Since many of our readers weren’t even born when carpooling was invented, let’s take a drive down Memory Lane. In 1973-’74, the Arab countries launched an oil embargo against the U.S. to punish us for supporting Israel. The result was long lines at the pumps, with little gas to go around.
In response, many Americans began carpooling to work. Special parking lots for carpools were built outside urban centers and HOV lanes (for High Occupancy Vehicles) were established on the freeways of some cities to encourage multiple passengers in vehicles.
Meanwhile, American Motors Corporation rolled out new lines of small cars intended to meet the challenge of the oil embargo with higher mileage.
But after the Arabs came to their senses and started smelling that good American green again, carpooling quickly joined the junk heap of antique ideas. And, since no good deed goes unrewarded, American Motors Corporation went out of business as the trend shifted back to bigger cars.
Speed dial 34 years later and we have a similar situation to the days of the oil embargo, with pump prices expected to rise to $4 per gallon and beyond.
Will people start carpooling again? Who knows? But I‘ve heard of some people giving it a go once again (okay, only one person, but that makes it a trend).
So it’s timely that June 4-8 is Smart Commute Week in Traverse City. TART Trails has launched its annual campaign to encourage bicycling to work, walking, carpooling, and taking the BATA bus system. There’s even a Commuter Cup Challenge rewarding teams of employees to commute via alternative transportation.
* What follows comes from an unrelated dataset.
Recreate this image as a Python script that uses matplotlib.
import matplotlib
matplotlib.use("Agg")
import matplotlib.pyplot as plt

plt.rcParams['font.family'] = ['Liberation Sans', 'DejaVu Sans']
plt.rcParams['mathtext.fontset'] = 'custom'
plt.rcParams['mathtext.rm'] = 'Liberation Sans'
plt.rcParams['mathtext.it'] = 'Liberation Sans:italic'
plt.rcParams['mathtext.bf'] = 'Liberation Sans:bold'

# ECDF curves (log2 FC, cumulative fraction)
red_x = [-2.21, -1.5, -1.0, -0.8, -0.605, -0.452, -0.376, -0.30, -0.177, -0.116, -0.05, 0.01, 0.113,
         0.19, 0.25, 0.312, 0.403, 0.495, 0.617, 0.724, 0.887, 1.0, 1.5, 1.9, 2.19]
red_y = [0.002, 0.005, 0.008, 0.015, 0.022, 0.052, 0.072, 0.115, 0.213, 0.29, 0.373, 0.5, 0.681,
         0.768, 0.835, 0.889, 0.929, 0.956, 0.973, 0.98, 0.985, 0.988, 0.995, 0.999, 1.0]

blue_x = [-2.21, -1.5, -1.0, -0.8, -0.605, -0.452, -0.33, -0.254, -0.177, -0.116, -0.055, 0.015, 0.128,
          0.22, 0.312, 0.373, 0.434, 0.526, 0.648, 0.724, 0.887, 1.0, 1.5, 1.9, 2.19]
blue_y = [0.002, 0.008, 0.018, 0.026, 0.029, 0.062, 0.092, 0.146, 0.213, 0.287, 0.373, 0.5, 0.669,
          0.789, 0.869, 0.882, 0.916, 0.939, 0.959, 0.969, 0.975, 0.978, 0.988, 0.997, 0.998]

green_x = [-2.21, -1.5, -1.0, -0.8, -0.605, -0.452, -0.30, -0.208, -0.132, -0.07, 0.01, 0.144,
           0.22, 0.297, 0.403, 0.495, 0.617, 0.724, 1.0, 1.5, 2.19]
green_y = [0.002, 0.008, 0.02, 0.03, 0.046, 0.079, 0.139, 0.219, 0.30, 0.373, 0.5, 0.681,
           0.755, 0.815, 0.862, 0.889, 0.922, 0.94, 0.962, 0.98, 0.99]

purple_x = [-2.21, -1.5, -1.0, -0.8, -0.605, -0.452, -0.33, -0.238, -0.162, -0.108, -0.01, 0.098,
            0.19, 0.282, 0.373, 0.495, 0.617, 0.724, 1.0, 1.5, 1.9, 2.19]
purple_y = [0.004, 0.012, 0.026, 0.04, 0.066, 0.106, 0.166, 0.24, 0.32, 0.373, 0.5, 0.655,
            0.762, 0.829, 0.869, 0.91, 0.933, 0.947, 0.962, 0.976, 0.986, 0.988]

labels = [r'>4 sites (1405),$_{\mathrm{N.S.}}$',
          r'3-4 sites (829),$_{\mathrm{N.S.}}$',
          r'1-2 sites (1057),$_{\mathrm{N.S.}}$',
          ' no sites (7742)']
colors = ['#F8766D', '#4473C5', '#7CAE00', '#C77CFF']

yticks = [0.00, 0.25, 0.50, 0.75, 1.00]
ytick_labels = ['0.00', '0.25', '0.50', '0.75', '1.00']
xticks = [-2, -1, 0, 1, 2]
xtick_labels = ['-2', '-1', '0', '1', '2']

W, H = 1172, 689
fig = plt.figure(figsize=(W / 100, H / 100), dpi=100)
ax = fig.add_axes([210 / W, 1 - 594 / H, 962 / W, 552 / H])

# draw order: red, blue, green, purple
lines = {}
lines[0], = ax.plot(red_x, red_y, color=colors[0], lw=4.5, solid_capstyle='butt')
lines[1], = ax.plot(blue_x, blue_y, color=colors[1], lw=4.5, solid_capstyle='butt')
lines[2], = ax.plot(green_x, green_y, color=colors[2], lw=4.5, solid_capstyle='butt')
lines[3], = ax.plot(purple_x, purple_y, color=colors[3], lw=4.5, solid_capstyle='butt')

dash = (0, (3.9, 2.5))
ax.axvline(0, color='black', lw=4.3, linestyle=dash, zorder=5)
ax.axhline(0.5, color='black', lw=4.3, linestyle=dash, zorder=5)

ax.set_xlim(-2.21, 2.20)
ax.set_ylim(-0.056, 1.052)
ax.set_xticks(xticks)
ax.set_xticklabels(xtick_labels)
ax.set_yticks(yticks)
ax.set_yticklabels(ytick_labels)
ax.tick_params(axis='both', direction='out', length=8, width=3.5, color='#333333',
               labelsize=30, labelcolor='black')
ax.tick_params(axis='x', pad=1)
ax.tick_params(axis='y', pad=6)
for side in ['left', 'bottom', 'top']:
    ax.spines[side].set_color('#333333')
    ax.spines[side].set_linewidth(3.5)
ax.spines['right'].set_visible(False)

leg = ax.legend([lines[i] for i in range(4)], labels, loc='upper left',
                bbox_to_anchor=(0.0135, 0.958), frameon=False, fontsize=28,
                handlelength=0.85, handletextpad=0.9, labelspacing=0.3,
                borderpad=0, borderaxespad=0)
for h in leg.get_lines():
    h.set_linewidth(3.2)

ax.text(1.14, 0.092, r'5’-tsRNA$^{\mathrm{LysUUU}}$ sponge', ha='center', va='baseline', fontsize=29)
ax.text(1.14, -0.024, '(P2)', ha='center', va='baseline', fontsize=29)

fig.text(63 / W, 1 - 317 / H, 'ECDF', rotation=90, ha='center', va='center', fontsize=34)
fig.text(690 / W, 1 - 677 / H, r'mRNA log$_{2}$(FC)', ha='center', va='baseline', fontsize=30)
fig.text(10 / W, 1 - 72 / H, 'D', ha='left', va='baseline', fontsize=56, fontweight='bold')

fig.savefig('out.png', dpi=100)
I know, your eyelids are getting very heavy at the thought of it. Very, very heavy. You are perhaps even falling asleep just thinking about alternative transportation. Zzzzzzz...
So consider this startling notion instead: It’s fun. TART has arranged daily commuter breakfasts from 7-9 a.m. at different locations around TC, and it’s kinda’ cool to drop by on your bike and kick back with your fellow road warriors, gloating over your savings at the gas station and pumping your fist in defiance of the oil companies. Or just munching a donut and slurping your coffee outdoors on a beautiful summer morning.
Those stops for Smart Commuters include:
Monday, June 4: Pangea’s Pizza downtown and Another Cuppa Joe at Building 50.
Tuesday, June 5: Oryana Natural Foods.
Wednesday, June 5: BATA Transfer Station on Hall Street.
Thursday, June 7: Munson Medical Center.
Friday, June 8: Mustard’s, downtown.
But, you say, I can’t ride a bike to work because I live far out of town. Solution: Smart Commute Lots have been created at a number of places ringing Traverse City. You just park your car and bike the rest of the way into town.
The idea is to have a shared experience: Doing your bit against global warming, rebelling against high gas prices, socializing on your commute, saving the planet... that sort of thing. And needless to say, TC’s Smart Commute Week is a nice fit for Petoskey, Gaylord, Frankfort, Suttons Bay, Mackinaw City, Cheboygan... TART’s website tells how to launch a similar event in your home town.
For more information on Smart Commute Week, check out www.traversetrails.org.
Hope to see you out there this week, tall in the saddle.